В первом приближении мотивация формулируется так: раз на Востоке есть множество стилей, тысячи школ с многовековой, чуть ли не тысячелетней традицией, со специфически восточной техникой, — обилием ударов ногами, работой по биоактивным точкам, колотьем кирпичей, сложными психотехниками, доходящими до магии, раз это так непобедимо выглядит на видео, — должны быть и в России некие особые, непохожие на китайско-японские линии воинских искусств, уходящие в прошлый век или в прошлое тысячелетие. И коль скоро восстановим форму, в которой якобы передавалась традиция, возродим и традицию, заглушенную то ли большевистскими русофобами, то ли ортодоксальными церковниками. По идее — это измерение нашей военно-исторической реальности китайским аршином западного производства, непонимание сути боевого искусства.
Любая жизнеспособная система внутренне непротиворечива. Только мощный исходный духовный импульс позволяет сформулировать непротиворечивую систему, когда новое понимание сути единоборства находит новые слова и категории, рождает технику и тактику, методику тренировок и способы разгрузки. Кропотливо подбирая с бору по сосенке сногсшибательные (и обязательно непохожие на ученические японские) приемчики невозможно создать жизнеспособный стиль. Именно создать, а не возродить, поскольку прежние методы воспитания воина или способы коллективного пережигания "дурной силушки" сегодня неестественны. Представить сегодня "стенку" на масленницу невозможно, поскольку даже всегдашние подростковые стычки район на район нынче превратились в репетиции войн за сферы влияния, моложежные группировки — в прообразы банд. Смрад шоу-бизнеса устойчиво завис над всеми видами единоборств; телевидение и спонсоры, а не народный здравый смысл и уважение к соседям-соперникам, будут диктовать условия боя.
Тяжкий труд формального воссоздания "русских" стилей, развития искусственного мира асфальтового язычества и асфальтового казачества, штудирование летописей в поисках не высот духа, а стоек и ударов, не дает возможности обнаружить живую традицию боя, никогда не умиравшую, не способную прерваться.
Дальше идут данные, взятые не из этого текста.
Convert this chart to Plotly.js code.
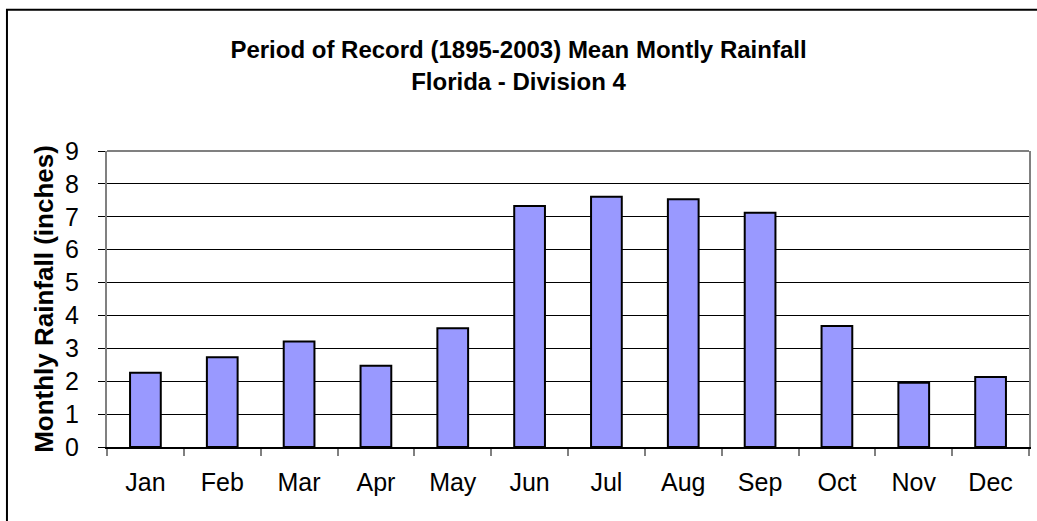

Традиция ведь настолько реальна, насколько наполняет души наших современников. Если она будоражит и возвышает дух, не будем требовать от нее и практических рекомендаций.
Вспомним не только пословицу "Казак на добычу летит как ангел на небо", — еще и то, что десятая часть добытого шла царю, десятая на храм, десятая самим казакам, а семь десятых вдовам и сиротам погибших. Зная о сожженных польских и турецких городах, зная о спаленном в 1618 году Сагайдачным и его запорожцами Ельце, о вырезанных русских младенцах, в первую голову вспомним Ермака и присоединенную к империи Сибирь, Хабарова и бои с маньчжурами на Амуре, девяностодневное "Азовское осадное сидение" неполных шести тысяч казаков против трехсот тысяч турок, казачьих коней в Париже и Берлине, казачьи могилы в Боснии и Приднестровье, вспомним надпись на знамени легендарного рубаки Бакланова: "Чаю воскресения мертвых и жизни будущего века. Аминь".
Не нужно изобретать "Казачий Спас" заново, поскольку он не умирал, не форма с лампасами и не формальные упражнения на основе танца "казачок" хранят духовную струю традиции. Людям, запускавшим с собственной спины, покрытой матрасом, ракету "Алазань" по румынам, не нужны, безлошадным, нагайки, не добавят им неуязвимости наговоры и "здрава".
Конечно, рубить лозу и набивать кулаки необходимо, но наука, как говорил К.Леонтьев, "должна развиваться в духе глубокого презрения к своей пользе". Поэтому пусть русский боевой стиль будет новоделом преподавателя механики или художника, лишь бы ученики правильно понимали важность техники и неизмеримо большую значимость духовной традиции, становились прежде русскими православными патриотами, а затем уже воинами. Новые времена требуют новых слов, новых форм, и единственным критерием приемлемости системы будет соответствие духу нашей традиции. Не общеарийской, не древнеславянской, не казачьей, тверской или питерской, — поскольку существовать и развиваться она должна в душах русских людей эпохи обвальной информационной усредненности, дестабилизирующей масс-культуры, противостоять которой способна не реликтовая языческая, не субэтническая, не районная культуры сохранения, выживания (а значит — ограниченности, отказа от великого удела Руси), — только всепобеждающая духовность Преображения, стяжания Духа Святаго, жертвенной святости "положивших душу за круги своя".
Реально ли это, останется ли русский солдат и дальше воином Христовым? Некрещенный пленный парнишка, зарезанный за отказ стать мусульманином, иеромонах, подстреленный и растертый колесами бронетранспортера у Дома Советов, и даже явно принадлежащие к "братве" ребята с литыми плечами и дублеными загривками, склоняющиеся в земном поклоне перед ракой с мощами преподобного Сергия Радонежского (их подвиги и всеискупающая смерть — еще впереди), — заставляют думать, что это так.